Согласитесь, если собрать воедино все эти заключения авторитетных историков, можно, пожалуй, сказать, что в русской историографии шестидесятых слеплены уже были почти все «кирпичи» для возведения логически непротиворечивого здания альтернативной концепции Иванианы. Но теоретического фундамента под всеми этими прозрениями не было. И потому повисли они в воздухе.
Маковский, например, не сумел объяснить, почему вдруг в 1570-е «произошло активное вторжение надстройки», вызвавшее «в экономике явления регресса». Да и невозможно это объяснить из «развития товарно-денежных отношений в сельском хозяйстве», как он пытался сделать.
Каштанов не объяснил связь между антибоярской и антикрестьянской политикой опричнины. Да и не мог он это сделать, не отбросив архаический миф о «реакционности боярства».
Шмидт не смог объяснить, в чем состояло конкретное политическое различие между «абсолютизмом европейского типа» и «абсолютизмом, пропитанным азиатским варварством». Не смог, ибо нельзя это сделать, не ревизовав общепринятое представление об абсолютной монархии.
Носов не сумел объяснить, какая именно комбинация политических сил предопределила победу «подновленного феодализма» и поражение «буржуазного развития». Да и мог ли он это сделать без анализа политической, а не только социально-экономической ситуации в России 1550-х, которой посвятил он свое исследование?
Все эти дыры в позициях даже лучших из лучших советских историков не были случайны. Ибо коренились они в одной и той же причине, о которой еще в 1964 году сказал, как мы помним, Зимин. В том, что «настало время коренного переосмысления политической истории России XVI века». А на самом деле не настало это время при его жизни (он умер в 1980-м).
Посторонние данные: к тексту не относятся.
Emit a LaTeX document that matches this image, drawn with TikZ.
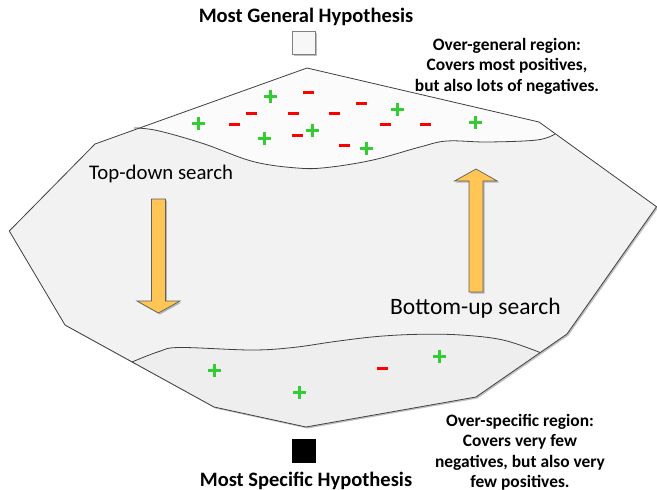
\documentclass[tikz,border=0pt]{standalone}
\usepackage{fontspec}
\setmainfont{Carlito}
\usetikzlibrary{shadows}

\definecolor{edgegray}{RGB}{64,64,64}
\definecolor{bodyfill}{RGB}{242,242,242}
\definecolor{topfill}{RGB}{251,251,251}
\definecolor{lowfill}{RGB}{238,238,238}
\definecolor{arrowfill}{RGB}{255,198,85}
\definecolor{arrowedge}{RGB}{96,96,96}
\definecolor{posgreen}{RGB}{51,204,51}
\definecolor{negred}{RGB}{255,0,0}

\tikzset{
  outline/.style={draw=edgegray, line width=0.8pt, line join=round},
  softshadow/.style={drop shadow={shadow xshift=1.5pt, shadow yshift=-1.5pt, opacity=0.25, fill=black}},
  searcharrow/.style={draw=arrowedge, line width=0.7pt, fill=arrowfill, line join=miter, softshadow},
  headline/.style={font=\bfseries\fontsize{20.5}{24}\selectfont},
  regionnote/.style={font=\bfseries\fontsize{17.4}{20.5}\selectfont, align=center, inner sep=0pt},
  plusmark/.pic={\draw[posgreen, line width=3pt] (-6.5,0) -- (6.5,0) (0,-6.5) -- (0,6.5);},
  minusmark/.pic={\draw[negred, line width=3pt] (-5.5,0) -- (5.5,0);}
}

\begin{document}
\begin{tikzpicture}[x=1pt, y=-1pt]
\useasboundingbox (0,0) rectangle (657,490);

% corners of the hypothesis space
\coordinate (apex) at (307,68);
\coordinate (ne)   at (539,122);
\coordinate (e)    at (656.5,206.7);
\coordinate (se)   at (567,334);
\coordinate (sse)  at (476,397);
\coordinate (bot)  at (306,427);
\coordinate (ssw)  at (214,407);
\coordinate (sw)   at (65,325);
\coordinate (w)    at (9.3,231);
\coordinate (nw)   at (95,144);

% whole space
\fill[bodyfill, softshadow] (apex) -- (ne) -- (e) -- (se) -- (sse) -- (bot) -- (ssw) -- (sw) -- (w) -- (nw) -- cycle;

% over-general band
\fill[topfill] (134,128) -- (apex) -- (ne) -- (555,134)
  -- plot[smooth, tension=0.6] coordinates {(555,134) (537,140) (487,142) (447,141) (420,147) (373,160) (327,167.5) (297,168) (253,161.5) (203,143.5) (157,130.5) (134,128)} -- cycle;
\draw[outline] plot[smooth, tension=0.6] coordinates {(134,128) (157,130.5) (203,143.5) (253,161.5) (297,168) (327,167.5) (373,160) (420,147) (447,141) (487,142) (537,140) (555,134)};

% over-specific band
\fill[lowfill] plot[smooth, tension=0.6] coordinates {(132,362) (159,351.5) (180,347.5) (251,350) (293,347.5) (335,341.5) (377,336.5) (419,334.3) (461,335) (503,340) (540.6,352.7)}
  -- (sse) -- (bot) -- (ssw) -- cycle;
\draw[outline] plot[smooth, tension=0.6] coordinates {(132,362) (159,351.5) (180,347.5) (251,350) (293,347.5) (335,341.5) (377,336.5) (419,334.3) (461,335) (503,340) (540.6,352.7)};

% border of the space
\draw[outline] (apex) -- (ne) -- (e) -- (se) -- (sse) -- (bot) -- (ssw) -- (sw) -- (w) -- (nw) -- cycle;

% positive and negative examples
\foreach \px/\py in {270/96, 198.3/123.3, 264/138.3, 312.7/130, 397.3/109.3, 366/148.3, 475.7/122.7,
                     214.6/370.7, 299.7/392.7, 439.2/356}
  \pic at (\px,\py) {plusmark};
\foreach \mx/\my in {308.3/92.3, 251.7/113.3, 293.3/113.3, 334/113.3, 361.7/103.3, 234.3/124,
                     297.7/135.7, 385/124, 425/124, 344.3/145.7, 382.2/368.3}
  \pic at (\mx,\my) {minusmark};

% search directions
\draw[searcharrow] (151.4,199) -- (165.4,199) -- (165.4,301) -- (180,301) -- (158.4,313) -- (137,301) -- (151.4,301) -- cycle;
\draw[searcharrow] (469,292) -- (483,292) -- (483,181) -- (497.3,181) -- (476,169) -- (454.5,181) -- (469,181) -- cycle;

% extreme hypotheses
\node[draw=gray, fill=gray!6, minimum size=23pt, inner sep=0pt, softshadow] (general) at (304,43) {};
\node[draw=black, fill=black, minimum size=23pt, inner sep=0pt] (specific) at (304,451) {};

% labels
\node[headline] (generallabel) at (306,17) {Most General Hypothesis};
\node[headline] (specificlabel) at (306,481) {Most Specific Hypothesis};
\node[regionnote] (overgeneral) at (507,66) {Over-general region:\\Covers most positives,\\but also lots of negatives.};
\node[regionnote] (overspecific) at (520,452) {Over-specific region:\\Covers very few\\negatives, but also very\\few positives.};
\node[font=\fontsize{20.8}{24}\selectfont, anchor=west, inner sep=0pt] (topdown) at (89,174) {Top-down search};
\node[font=\fontsize{23.5}{28}\selectfont, anchor=west, inner sep=0pt] (bottomup) at (390,308) {Bottom-up search};
\end{tikzpicture}
\end{document}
И не могло при диктатуре серого консенсуса настать. Ибо нельзя ждать такого переосмысления лишь от «новых фактов», как ждал в 1940-е Веселовский. Новые философские горизонты должны были для этого открыться, новые средства политического анализа были для этого необходимы. А главное, требовалось принципиально новое видение русской истории, «новая национальная схема». Могла ли она явиться в крепостной историографии?